Take, for example, his “defence” of Heidegger’s espousal of Nazism in the 1930s, and of Michel Foucault’s championing of the Iranian revolution some forty years later. Both commitments Žižek views as deeply objectionable; but in his view they were at least commitments to the need for revolutionary change, even if both Heidegger and Foucault backed the wrong horse in this respect. Behind this case lies Žižek’s indebtedness to the leading French philosopher Alain Badiou, to whom this book devotes some critically sympathetic pages. For Badiou, the good life, ethically and politically speaking, consists in a tenacious adherence to some “Event” which bursts unpredictably on the historical scene, transforms the very coordinates of human reality and refashions from top to toe the men and women who remain loyal to it. One of the atheistic Badiou’s examples of such an event is the life and death of Christ.

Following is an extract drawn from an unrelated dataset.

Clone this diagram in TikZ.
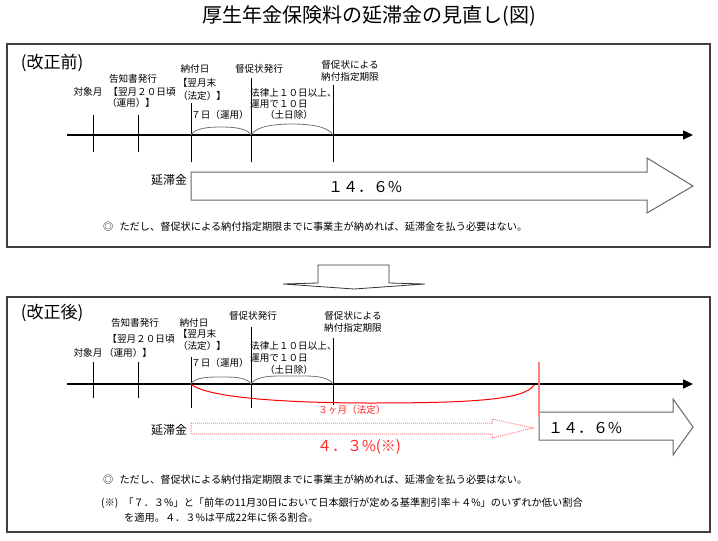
\documentclass[tikz,border=0pt]{standalone}
\usepackage{fontspec}
\setmainfont{Noto Sans CJK JP}
\usetikzlibrary{arrows.meta}
\definecolor{jred}{RGB}{255,40,40}
\definecolor{pinkred}{RGB}{255,130,130}
\begin{document}
\begin{tikzpicture}[x=1pt,y=-1pt,
  lbl/.style={inner sep=0pt, font=\fontsize{9.6}{11}\selectfont},
  note/.style={inner sep=0pt, anchor=west, font=\fontsize{10.2}{12}\selectfont},
  big/.style={inner sep=0pt, font=\fontsize{17}{19}\selectfont},
  num/.style={inner sep=0pt, font=\fontsize{15}{17}\selectfont},
  kin/.style={inner sep=0pt, font=\fontsize{12}{14}\selectfont},
  panel/.style={draw=black!75, line width=1.2pt},
  tline/.style={line width=1.6pt, -{Triangle[length=10pt,width=9pt]}},
  tickline/.style={line width=0.8pt},
  bracearc/.style={draw=black!55, line width=0.8pt},
  blockarrow/.style={draw=black!60, line width=1pt, fill=white},
  redtxt/.style={text=jred}
]
\useasboundingbox (0,0) rectangle (718,541);

% title
\node[inner sep=0pt, font=\fontsize{20}{22}\selectfont] (title) at (369,16) {厚生年金保険料の延滞金の見直し(図)};

% panels
\draw[panel] (7,44) rectangle (710,247);
\draw[panel] (7,297) rectangle (710,532);

% transition arrow
\draw[line width=0.8pt, draw=black!80] (318,283) -- (318,265) -- (389,265) -- (389,283) -- (425,284) -- (354,289) -- (283,284) -- cycle;

% ================= TOP PANEL =================
\node[big] (mae) at (52,63) {(改正前)};

\coordinate (Ts) at (67,135);
\coordinate (Te) at (693,135);
\draw[tline] (Ts) -- (Te);

\coordinate (t1a) at (93,115);  \coordinate (t1b) at (93,152);
\coordinate (t2a) at (138,115); \coordinate (t2b) at (138,152);
\coordinate (t3a) at (191,103); \coordinate (t3b) at (191,162);
\coordinate (t4a) at (251,78);  \coordinate (t4b) at (251,162);
\coordinate (t5a) at (333,85);  \coordinate (t5b) at (333,162);
\foreach \a/\b in {t1a/t1b,t2a/t2b,t3a/t3b,t4a/t4b,t5a/t5b} \draw[tickline] (\a) -- (\b);

\coordinate (p1) at (191,135);
\coordinate (p2) at (251,135);
\coordinate (p3) at (333,135);
\draw[bracearc] (p1) .. controls +(4,-7) and +(-12,0) .. (221,127) .. controls +(12,0) and +(-4,-7) .. (p2);
\draw[bracearc] (p2) .. controls +(5,-9) and +(-16,0) .. (292,124) .. controls +(16,0) and +(-5,-9) .. (p3);

\node[lbl] (taisho) at (88,92) {対象月};
\node[lbl] (kokuchi) at (133,79) {告知書発行};
\node[lbl] (yoku20) at (142,92) {【翌月２０日頃};
\node[lbl] (unyo1) at (131,103) {（運用）】};
\node[lbl] (nofu) at (195,69) {納付日};
\node[lbl] (yokumatsu) at (197,83) {【翌月末};
\node[lbl] (hotei1) at (202,96) {（法定）】};
\node[lbl] (tokusoku) at (259,69) {督促状発行};
\node[lbl] (tokuni) at (350,65) {督促状による};
\node[lbl] (kigen) at (350,77) {納付指定期限};
\node[lbl, anchor=west] (horitsu) at (250,93) {法律上１０日以上、};
\node[lbl, anchor=west] (unyo10) at (250,104) {運用で１０日};
\node[lbl] (donichi) at (289,115) {（土日除）};
\node[lbl] (nanoka) at (220,115) {７日（運用）};

\draw[blockarrow] (191,172) -- (647,172) -- (647,158) -- (693,186) -- (647,213) -- (647,200) -- (191,200) -- cycle;
\node[kin] (entai1) at (169,180) {延滞金};
\node[num] (rate1) at (365,187) {１４．６\%};
\node[note] (tadashi1) at (103,227) {◎\hspace{0.6em}ただし、督促状による納付指定期限までに事業主が納めれば、延滞金を払う必要はない。};

% ================= BOTTOM PANEL =================
\node[big] (go) at (52,313) {(改正後)};

\coordinate (Bs) at (67,384);
\coordinate (Be) at (693,384);
\draw[tline] (Bs) -- (Be);

\coordinate (b1a) at (93,362);  \coordinate (b1b) at (93,398);
\coordinate (b2a) at (138,362); \coordinate (b2b) at (138,398);
\coordinate (b3a) at (191,357); \coordinate (b3b) at (191,408);
\coordinate (b4a) at (251,327); \coordinate (b4b) at (251,408);
\coordinate (b5a) at (333,338); \coordinate (b5b) at (333,405);
\foreach \a/\b in {b1a/b1b,b2a/b2b,b3a/b3b,b4a/b4b,b5a/b5b} \draw[tickline] (\a) -- (\b);

\coordinate (q1) at (191,384);
\coordinate (q2) at (251,384);
\coordinate (q3) at (333,384);
\coordinate (q4) at (534,385);
\draw[bracearc] (q1) .. controls +(4,-7) and +(-12,0) .. (221,377) .. controls +(12,0) and +(-4,-7) .. (q2);
\draw[bracearc] (q2) .. controls +(5,-9) and +(-16,0) .. (292,376) .. controls +(16,0) and +(-5,-9) .. (q3);

% red 3-month curve
\draw[red, line width=1pt] (q1) .. controls (205,397) and (280,403) .. (370,403) .. controls (470,403) and (525,400) .. (q4);

\node[lbl] (taisho2) at (88,353) {対象月};
\node[lbl] (kokuchi2) at (135,323) {告知書発行};
\node[lbl] (yoku20b) at (141,339) {【翌月２０日頃};
\node[lbl] (unyo1b) at (128,353) {（運用）】};
\node[lbl] (nofu2) at (194,323) {納付日};
\node[lbl] (yokumatsu2) at (197,334) {【翌月末};
\node[lbl] (hotei2) at (202,346) {（法定）】};
\node[lbl] (tokusoku2) at (253,316) {督促状発行};
\node[lbl] (tokuni2) at (353,316) {督促状による};
\node[lbl] (kigen2) at (353,328) {納付指定期限};
\node[lbl, anchor=west] (horitsu2) at (250,346) {法律上１０日以上、};
\node[lbl, anchor=west] (unyo10b) at (250,358) {運用で１０日};
\node[lbl] (donichi2) at (289,370) {（土日除）};
\node[lbl] (nanoka2) at (220,363) {７日（運用）};
\node[lbl, redtxt] (sankagetsu) at (352,410) {３ヶ月（法定）};

% 14.6% arrow after 3 months
\draw[blockarrow] (539,412) -- (673,412) -- (673,399) -- (693,427) -- (673,455) -- (673,440) -- (539,440) -- cycle;
\coordinate (rv1) at (539,362);
\coordinate (rv2) at (539,417);
\draw[pinkred, line width=1.3pt] (rv1) -- (rv2);
\node[num] (rate2) at (585,428) {１４．６\%};

% 4.3% dotted arrow
\draw[pinkred, densely dotted, line width=1pt] (191,423) -- (492,423) -- (492,419) -- (533,428) -- (492,438) -- (492,434) -- (191,434) -- cycle;
\node[kin] (entai2) at (169,430) {延滞金};
\node[num, redtxt] (rate3) at (359,447) {４．３\%(※)};

\node[note] (tadashi2) at (103,480) {◎\hspace{0.6em}ただし、督促状による納付指定期限までに事業主が納めれば、延滞金を払う必要はない。};
\node[note] (kome) at (101,503) {(※)\hspace{0.5em}「７．３\%」と「前年の11月30日において日本銀行が定める基準割引率＋４\%」のいずれか低い割合};
\node[note] (kome2) at (124,518) {を適用。４．３\%は平成22年に係る割合。};
\end{tikzpicture}
\end{document}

There is a certain rather Gallic formalism about this notion. As with existentialism, the precise content of the redemptive event, as opposed to the miraculous fact of its occurrence, is not always the main point at stake. Žižek agrees with Badiou that it is better to cling disastrously to such a revelation of truth than to remain indifferent to it, which is surely not the case. There is nothing admirable in fidelity for its own sake. Luke-warmness is not the most heinous of crimes. French radical thought has often turned on a contrast between some privileged moment of truth and the bovine inauthenticity of everyday life, and Badiou is no exception in this respect. There is a spiritual elitism about such ethics, which is hard to square with this book’s sestive reflections on the idea of democracy.

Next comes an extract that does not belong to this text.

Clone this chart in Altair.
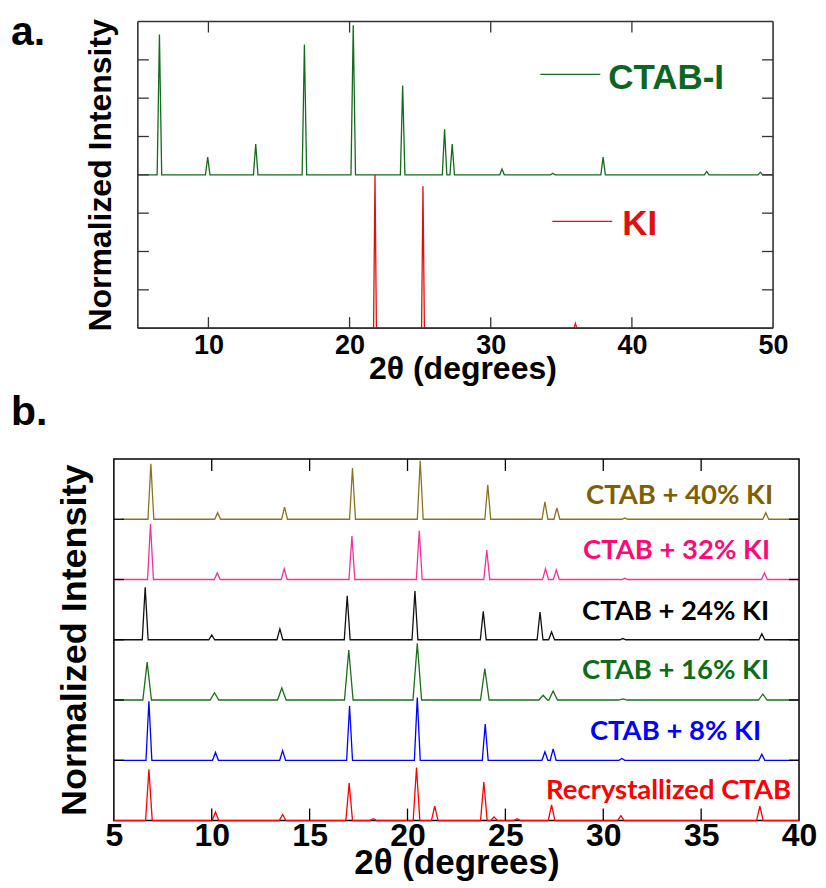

The keynote of the ethical life for Žižek, Badiou and Lacan is refusing to back off, staying obdurately true to one’s desire. Only by pushing one’s desire all the way through, in the manner of the classical tragic protagonist, can one flourish. Lacan’s great icon is thus Antigone, who refuses to settle for half. There is something perilous as well as attractive about such an ethics; but in this book, it is a view that allows Žižek to defend the idea of revolution while rejecting revolutionary terror. For the point about Robespierre and Stalin, so he argues, is not that they were too extreme, but that they were not revolutionary enough – and that had they been so, political terror would not have been necessary. The Jacobin terror, for example, is seen somewhat implausibly as bearing witness to the group’s inability to carry out an economic as well as a political transformation. Something similar is asserted of Mao’s Cultural Revolution.

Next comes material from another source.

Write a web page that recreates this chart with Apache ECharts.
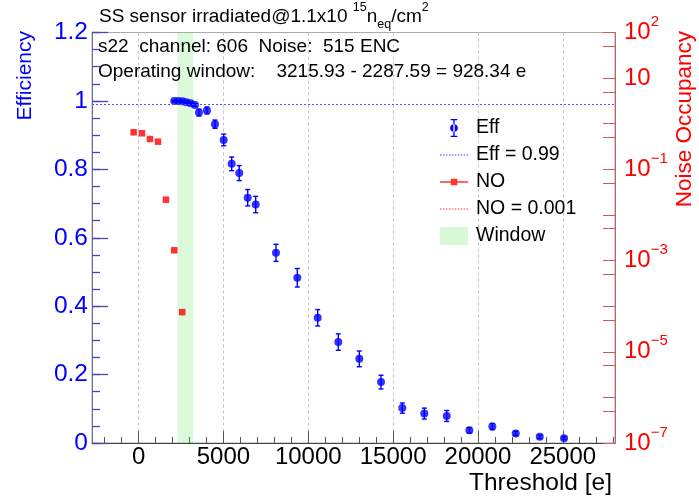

It is not the nave of its central thesis which makes this book so compelling, but its side chapels. Slavoj Žižek, as usual, seems gratifyingly unable to remember what case he has just been pursuing, and there are some splendid digressions, including an account of the changing role of the scherzo in Shostakovich, a disquisition on Schiller’s “Ode to Joy”, and reflections on Eisenstein’s lost masterpieces. In Defense of Lost Causes is a frenetic, eclectic parody of intellectual scholarship, by one so assured in his grasp of the finer points of Kafka or John le Carré that he can afford to ham it up a little.